Given exercise =
From the entries below, pull out each line where "this" appears.

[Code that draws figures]

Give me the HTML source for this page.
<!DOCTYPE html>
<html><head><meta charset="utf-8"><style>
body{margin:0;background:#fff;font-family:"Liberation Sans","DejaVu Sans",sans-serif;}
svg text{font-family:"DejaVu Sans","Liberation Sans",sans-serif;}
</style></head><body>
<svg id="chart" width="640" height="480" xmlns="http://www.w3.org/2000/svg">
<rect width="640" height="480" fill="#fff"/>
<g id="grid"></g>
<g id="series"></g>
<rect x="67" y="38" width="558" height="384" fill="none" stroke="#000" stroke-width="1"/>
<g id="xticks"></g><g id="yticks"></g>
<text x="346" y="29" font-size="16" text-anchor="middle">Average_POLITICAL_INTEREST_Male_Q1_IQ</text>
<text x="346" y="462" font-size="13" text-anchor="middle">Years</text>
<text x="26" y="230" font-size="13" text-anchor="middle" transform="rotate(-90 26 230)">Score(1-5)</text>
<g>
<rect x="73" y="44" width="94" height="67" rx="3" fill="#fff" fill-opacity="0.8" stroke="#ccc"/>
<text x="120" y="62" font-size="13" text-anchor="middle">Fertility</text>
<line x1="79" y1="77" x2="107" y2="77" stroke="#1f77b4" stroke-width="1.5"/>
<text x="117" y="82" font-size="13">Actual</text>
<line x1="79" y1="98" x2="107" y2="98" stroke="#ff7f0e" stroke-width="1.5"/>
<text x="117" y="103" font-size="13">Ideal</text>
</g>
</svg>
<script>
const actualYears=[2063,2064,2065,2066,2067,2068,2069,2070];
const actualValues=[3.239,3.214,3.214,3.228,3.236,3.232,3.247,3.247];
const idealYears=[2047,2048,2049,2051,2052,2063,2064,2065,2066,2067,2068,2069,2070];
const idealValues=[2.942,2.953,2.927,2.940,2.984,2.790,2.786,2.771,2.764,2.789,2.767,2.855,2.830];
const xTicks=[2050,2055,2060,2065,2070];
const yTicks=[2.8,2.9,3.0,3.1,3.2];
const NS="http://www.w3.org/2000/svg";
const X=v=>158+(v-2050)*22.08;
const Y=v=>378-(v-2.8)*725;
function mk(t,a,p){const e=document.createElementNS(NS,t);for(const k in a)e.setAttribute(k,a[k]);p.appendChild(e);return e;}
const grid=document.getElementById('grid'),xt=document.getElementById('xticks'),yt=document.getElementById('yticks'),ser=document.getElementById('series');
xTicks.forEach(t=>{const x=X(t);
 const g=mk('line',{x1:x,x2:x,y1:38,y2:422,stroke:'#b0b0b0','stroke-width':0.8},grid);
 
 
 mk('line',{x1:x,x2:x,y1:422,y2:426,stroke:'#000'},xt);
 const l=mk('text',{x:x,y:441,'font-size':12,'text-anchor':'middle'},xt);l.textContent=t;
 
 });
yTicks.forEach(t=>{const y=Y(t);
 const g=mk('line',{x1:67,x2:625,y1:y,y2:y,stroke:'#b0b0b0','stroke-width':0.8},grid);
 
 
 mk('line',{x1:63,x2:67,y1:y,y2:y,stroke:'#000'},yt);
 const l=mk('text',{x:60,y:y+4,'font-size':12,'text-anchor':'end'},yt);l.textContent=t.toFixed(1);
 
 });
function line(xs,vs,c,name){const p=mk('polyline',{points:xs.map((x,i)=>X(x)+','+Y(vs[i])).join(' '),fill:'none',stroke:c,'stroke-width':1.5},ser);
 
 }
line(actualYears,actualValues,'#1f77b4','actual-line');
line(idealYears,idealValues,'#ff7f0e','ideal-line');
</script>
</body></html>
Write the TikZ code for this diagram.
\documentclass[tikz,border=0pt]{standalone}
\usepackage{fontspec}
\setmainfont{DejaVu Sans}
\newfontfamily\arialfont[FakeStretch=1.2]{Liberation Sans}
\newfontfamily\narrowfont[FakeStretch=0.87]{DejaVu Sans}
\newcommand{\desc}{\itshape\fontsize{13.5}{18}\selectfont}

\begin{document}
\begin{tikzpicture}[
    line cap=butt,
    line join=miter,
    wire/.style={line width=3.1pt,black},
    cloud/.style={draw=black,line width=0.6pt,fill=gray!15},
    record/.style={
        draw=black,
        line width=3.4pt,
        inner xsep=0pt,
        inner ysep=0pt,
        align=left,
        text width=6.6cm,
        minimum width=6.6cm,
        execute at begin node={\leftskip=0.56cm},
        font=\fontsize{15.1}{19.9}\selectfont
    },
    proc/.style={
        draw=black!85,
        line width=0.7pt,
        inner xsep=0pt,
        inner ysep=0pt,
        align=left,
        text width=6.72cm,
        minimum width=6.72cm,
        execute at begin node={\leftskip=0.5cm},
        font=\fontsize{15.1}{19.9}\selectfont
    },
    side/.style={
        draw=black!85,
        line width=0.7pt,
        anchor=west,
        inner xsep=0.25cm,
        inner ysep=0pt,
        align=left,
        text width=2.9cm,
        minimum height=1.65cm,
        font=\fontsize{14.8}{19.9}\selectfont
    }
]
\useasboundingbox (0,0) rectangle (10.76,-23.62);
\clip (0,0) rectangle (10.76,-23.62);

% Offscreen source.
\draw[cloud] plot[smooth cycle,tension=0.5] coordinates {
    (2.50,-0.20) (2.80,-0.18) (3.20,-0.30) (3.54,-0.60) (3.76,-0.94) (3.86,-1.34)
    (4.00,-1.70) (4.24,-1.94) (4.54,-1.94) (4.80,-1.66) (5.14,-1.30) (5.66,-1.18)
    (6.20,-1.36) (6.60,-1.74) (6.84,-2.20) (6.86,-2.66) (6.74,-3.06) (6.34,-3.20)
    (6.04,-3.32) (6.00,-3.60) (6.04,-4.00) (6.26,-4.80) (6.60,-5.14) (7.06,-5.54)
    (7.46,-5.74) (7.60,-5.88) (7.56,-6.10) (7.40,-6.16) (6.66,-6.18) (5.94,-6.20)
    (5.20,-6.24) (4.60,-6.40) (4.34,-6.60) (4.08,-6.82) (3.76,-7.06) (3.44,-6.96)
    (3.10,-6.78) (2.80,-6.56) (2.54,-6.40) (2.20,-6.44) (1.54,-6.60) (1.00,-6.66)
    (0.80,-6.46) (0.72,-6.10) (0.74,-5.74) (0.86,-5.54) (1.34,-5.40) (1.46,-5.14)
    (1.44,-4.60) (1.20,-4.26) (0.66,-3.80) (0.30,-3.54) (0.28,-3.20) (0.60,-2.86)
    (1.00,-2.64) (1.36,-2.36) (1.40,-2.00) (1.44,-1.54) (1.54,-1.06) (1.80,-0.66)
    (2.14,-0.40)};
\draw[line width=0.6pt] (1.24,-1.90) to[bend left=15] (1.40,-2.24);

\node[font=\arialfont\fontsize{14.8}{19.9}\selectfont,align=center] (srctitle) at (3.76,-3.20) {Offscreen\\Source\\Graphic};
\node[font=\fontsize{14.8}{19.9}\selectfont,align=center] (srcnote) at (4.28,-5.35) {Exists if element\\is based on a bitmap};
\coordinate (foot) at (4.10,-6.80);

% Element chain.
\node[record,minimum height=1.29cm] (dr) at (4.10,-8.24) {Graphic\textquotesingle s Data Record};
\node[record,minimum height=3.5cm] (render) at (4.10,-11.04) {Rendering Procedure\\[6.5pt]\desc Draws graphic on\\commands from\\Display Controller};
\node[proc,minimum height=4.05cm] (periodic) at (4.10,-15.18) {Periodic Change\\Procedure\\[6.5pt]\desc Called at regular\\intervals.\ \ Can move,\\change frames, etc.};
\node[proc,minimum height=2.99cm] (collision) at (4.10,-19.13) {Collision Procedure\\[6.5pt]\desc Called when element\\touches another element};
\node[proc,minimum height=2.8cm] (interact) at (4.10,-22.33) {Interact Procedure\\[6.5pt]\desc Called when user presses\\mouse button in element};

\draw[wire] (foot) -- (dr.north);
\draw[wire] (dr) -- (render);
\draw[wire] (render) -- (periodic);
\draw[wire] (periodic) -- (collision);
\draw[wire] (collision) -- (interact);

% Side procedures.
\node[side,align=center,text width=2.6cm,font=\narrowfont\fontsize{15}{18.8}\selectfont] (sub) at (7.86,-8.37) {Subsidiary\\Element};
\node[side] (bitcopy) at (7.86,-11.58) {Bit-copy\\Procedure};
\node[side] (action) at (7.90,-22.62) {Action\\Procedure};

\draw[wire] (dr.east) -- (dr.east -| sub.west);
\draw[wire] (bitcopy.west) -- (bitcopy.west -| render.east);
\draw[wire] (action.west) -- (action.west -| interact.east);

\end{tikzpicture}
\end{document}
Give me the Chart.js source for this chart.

Correct result =
Give me the HTML source for this page.
Write the TikZ code for this diagram.
Give me the Chart.js source for this chart.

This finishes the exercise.